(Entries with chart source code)
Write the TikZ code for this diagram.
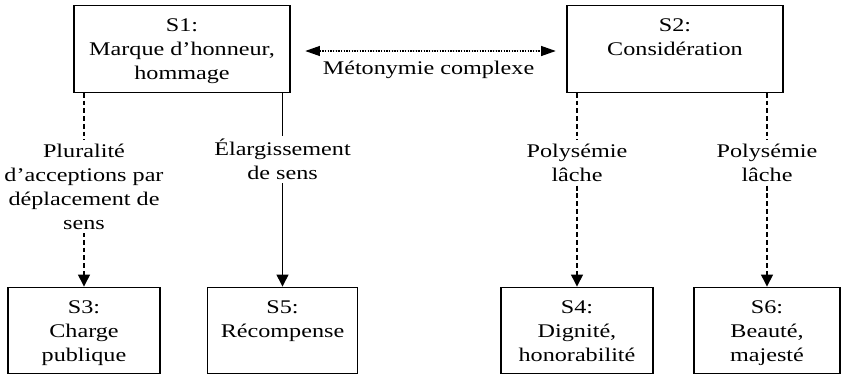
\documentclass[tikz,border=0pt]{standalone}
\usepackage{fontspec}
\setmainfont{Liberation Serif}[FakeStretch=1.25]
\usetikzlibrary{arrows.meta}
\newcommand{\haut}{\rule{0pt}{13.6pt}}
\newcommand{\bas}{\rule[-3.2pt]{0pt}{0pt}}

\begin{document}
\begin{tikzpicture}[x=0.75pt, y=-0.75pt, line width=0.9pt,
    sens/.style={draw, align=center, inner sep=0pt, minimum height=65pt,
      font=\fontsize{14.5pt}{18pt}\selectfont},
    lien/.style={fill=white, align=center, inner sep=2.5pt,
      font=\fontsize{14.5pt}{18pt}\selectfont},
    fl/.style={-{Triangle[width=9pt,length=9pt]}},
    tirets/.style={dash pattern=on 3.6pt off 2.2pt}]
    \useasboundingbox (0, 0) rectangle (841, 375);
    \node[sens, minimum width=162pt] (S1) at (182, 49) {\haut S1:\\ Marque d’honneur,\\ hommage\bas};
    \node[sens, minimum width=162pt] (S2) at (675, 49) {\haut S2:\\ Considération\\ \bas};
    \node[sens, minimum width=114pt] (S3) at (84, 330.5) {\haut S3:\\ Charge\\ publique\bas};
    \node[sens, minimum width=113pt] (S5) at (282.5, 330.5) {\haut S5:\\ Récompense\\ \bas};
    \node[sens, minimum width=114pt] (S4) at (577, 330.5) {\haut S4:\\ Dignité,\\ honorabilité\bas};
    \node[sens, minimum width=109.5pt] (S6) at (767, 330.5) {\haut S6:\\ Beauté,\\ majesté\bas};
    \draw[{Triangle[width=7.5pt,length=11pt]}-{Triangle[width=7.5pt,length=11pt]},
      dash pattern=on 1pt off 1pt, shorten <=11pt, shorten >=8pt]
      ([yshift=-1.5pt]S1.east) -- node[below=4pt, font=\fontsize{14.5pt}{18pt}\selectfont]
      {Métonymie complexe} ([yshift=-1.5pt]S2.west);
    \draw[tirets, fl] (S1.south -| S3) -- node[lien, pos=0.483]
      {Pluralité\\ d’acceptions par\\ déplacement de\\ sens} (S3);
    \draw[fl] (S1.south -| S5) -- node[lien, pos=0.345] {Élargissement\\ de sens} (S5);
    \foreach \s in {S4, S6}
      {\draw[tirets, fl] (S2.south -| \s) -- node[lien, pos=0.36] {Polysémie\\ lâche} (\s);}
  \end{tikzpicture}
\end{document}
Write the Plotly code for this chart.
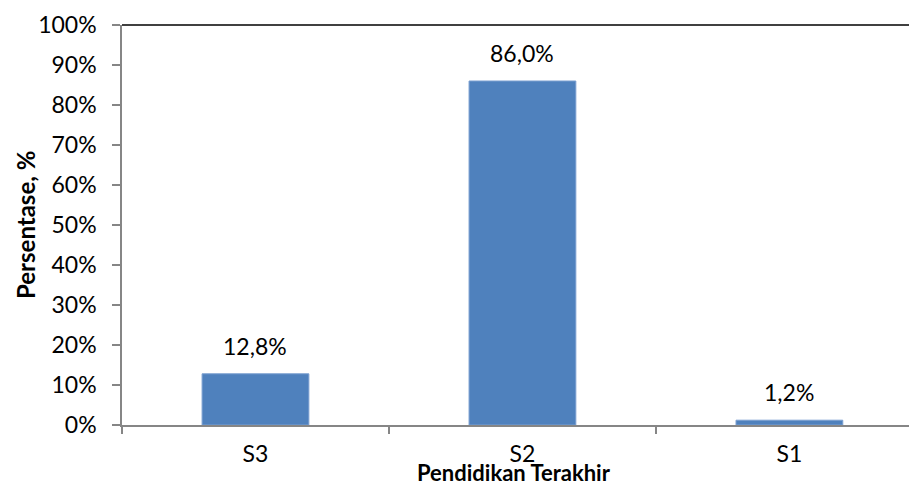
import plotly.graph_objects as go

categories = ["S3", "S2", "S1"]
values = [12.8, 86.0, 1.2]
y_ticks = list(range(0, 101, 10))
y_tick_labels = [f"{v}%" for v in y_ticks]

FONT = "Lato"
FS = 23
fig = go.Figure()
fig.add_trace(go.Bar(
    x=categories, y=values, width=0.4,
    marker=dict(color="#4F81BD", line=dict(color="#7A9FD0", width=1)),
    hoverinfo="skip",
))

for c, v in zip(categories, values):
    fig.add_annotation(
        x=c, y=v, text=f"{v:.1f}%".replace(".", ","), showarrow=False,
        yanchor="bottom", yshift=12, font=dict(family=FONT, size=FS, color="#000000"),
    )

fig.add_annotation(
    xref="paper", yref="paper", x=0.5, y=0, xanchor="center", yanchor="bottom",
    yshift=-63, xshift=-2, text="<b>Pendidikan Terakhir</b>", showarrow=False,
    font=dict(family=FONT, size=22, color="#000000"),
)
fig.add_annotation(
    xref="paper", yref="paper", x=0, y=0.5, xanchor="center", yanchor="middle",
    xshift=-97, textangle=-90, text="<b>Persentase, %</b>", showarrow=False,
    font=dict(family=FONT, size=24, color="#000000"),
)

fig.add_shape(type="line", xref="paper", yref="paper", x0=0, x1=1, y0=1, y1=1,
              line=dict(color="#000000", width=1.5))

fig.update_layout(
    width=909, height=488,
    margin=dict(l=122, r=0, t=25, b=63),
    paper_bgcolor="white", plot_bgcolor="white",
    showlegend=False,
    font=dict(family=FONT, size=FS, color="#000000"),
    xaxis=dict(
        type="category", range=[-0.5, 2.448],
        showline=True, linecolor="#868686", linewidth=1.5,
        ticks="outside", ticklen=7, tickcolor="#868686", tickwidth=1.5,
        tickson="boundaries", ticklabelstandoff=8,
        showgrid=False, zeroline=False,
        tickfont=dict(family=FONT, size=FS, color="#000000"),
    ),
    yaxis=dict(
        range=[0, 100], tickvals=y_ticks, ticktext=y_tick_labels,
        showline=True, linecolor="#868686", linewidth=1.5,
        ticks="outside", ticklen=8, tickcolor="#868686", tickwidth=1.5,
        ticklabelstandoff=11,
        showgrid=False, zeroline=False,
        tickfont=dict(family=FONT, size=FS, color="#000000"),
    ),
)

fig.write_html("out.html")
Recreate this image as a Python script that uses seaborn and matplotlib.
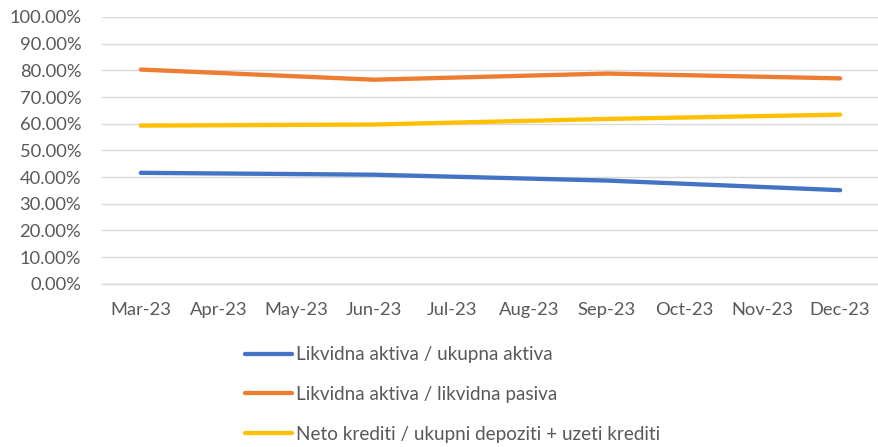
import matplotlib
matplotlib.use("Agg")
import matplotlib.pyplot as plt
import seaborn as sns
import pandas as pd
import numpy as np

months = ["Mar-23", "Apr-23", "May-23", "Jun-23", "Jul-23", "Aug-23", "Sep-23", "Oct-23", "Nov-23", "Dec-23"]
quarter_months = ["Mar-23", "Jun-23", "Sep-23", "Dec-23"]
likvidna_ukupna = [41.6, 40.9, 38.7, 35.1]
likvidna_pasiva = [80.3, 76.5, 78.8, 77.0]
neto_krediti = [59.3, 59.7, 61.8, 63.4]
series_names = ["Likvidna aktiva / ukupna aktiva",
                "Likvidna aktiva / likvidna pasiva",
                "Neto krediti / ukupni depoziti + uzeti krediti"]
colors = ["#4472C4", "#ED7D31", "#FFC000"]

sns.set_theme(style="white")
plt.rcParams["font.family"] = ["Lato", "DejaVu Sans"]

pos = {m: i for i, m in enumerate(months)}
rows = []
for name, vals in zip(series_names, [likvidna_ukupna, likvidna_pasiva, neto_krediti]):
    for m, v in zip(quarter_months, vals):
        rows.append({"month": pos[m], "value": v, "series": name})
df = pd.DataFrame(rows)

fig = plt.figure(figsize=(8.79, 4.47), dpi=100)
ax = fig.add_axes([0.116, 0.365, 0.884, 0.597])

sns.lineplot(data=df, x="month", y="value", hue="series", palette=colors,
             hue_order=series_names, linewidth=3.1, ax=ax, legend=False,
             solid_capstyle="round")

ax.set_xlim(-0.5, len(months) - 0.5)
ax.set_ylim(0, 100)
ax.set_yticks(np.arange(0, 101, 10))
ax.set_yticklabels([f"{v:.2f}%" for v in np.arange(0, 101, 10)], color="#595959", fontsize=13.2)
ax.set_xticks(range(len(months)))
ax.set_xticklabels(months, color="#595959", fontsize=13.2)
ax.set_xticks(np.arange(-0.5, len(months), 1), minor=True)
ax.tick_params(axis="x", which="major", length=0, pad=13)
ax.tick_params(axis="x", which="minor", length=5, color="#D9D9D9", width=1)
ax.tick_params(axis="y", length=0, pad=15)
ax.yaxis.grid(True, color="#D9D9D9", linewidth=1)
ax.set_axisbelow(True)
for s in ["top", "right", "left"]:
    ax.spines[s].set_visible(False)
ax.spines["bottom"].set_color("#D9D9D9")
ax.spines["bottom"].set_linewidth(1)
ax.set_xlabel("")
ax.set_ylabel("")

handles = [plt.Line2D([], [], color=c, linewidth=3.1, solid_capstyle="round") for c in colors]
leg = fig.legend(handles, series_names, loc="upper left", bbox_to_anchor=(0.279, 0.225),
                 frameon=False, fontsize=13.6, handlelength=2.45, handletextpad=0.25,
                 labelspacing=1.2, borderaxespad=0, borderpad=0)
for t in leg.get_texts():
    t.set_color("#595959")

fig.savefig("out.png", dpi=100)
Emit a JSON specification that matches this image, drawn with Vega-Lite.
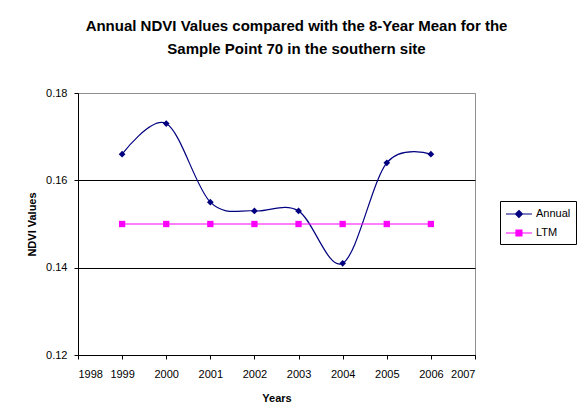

Work instructions -
Print out, exactly and with nothing added, the lines starting at the line holding "Recreate this image" and ending at the line holding "import numpy as np", minus any pictures.

Problem solution -
Recreate this image as a Python script that uses seaborn and matplotlib.
import matplotlib
matplotlib.use("Agg")
import matplotlib.pyplot as plt
import seaborn as sns
import pandas as pd
import numpy as np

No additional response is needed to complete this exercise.